『沈黙のフライバイ』野尻抱介
沈黙のフライバイ
野尻抱介
ハヤカワ文庫JA
630円
2007.2.28
★★★★☆
久々に夢中で読んだ本でした。少し前にアニメ化で紹介した同作者の『ロケットガール』よりずっと面白かった。
同系統のSFとしては谷甲州が軍事寄りの航空宇宙軍シリーズというのを書いていたのですが、こちらは現在絶版とのこと。人気シリーズだったのに……。今は電子出版で二作品が購入可能ですが、残りの電子化が停滞しているようなのが残念です。

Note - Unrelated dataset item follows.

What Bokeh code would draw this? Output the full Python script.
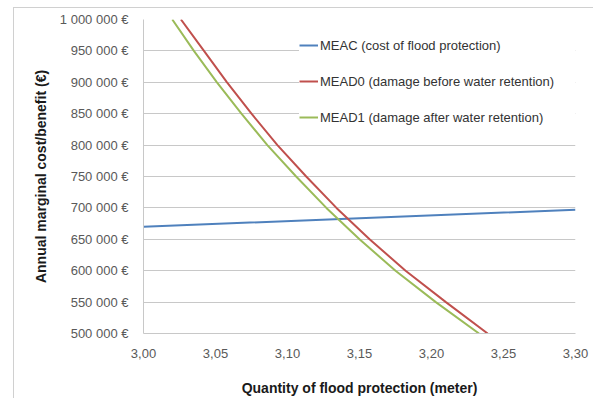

野尻抱介の新作で久々に近未来・国産ハードSFに触れてみるとこれが楽しくて、楽しくて。谷甲州のSFは土木・建築臭が心地良いのですが、こちらは純粋な宇宙開発臭たっぷり。ライトノベルよりもハードSFで本領発揮の人なのだな、と改めて思いました。
『沈黙のフライバイ』は近未来を舞台にしたハードSF短編集。アニメチックな美少女や奇矯な能力を持つ登場人物はいませんし戦争もありませんが、手に汗を握り、一気に読めてしまうこと請け合い。工学的思考と文芸の心地良いハーモニーが楽しめると思います。オススメ。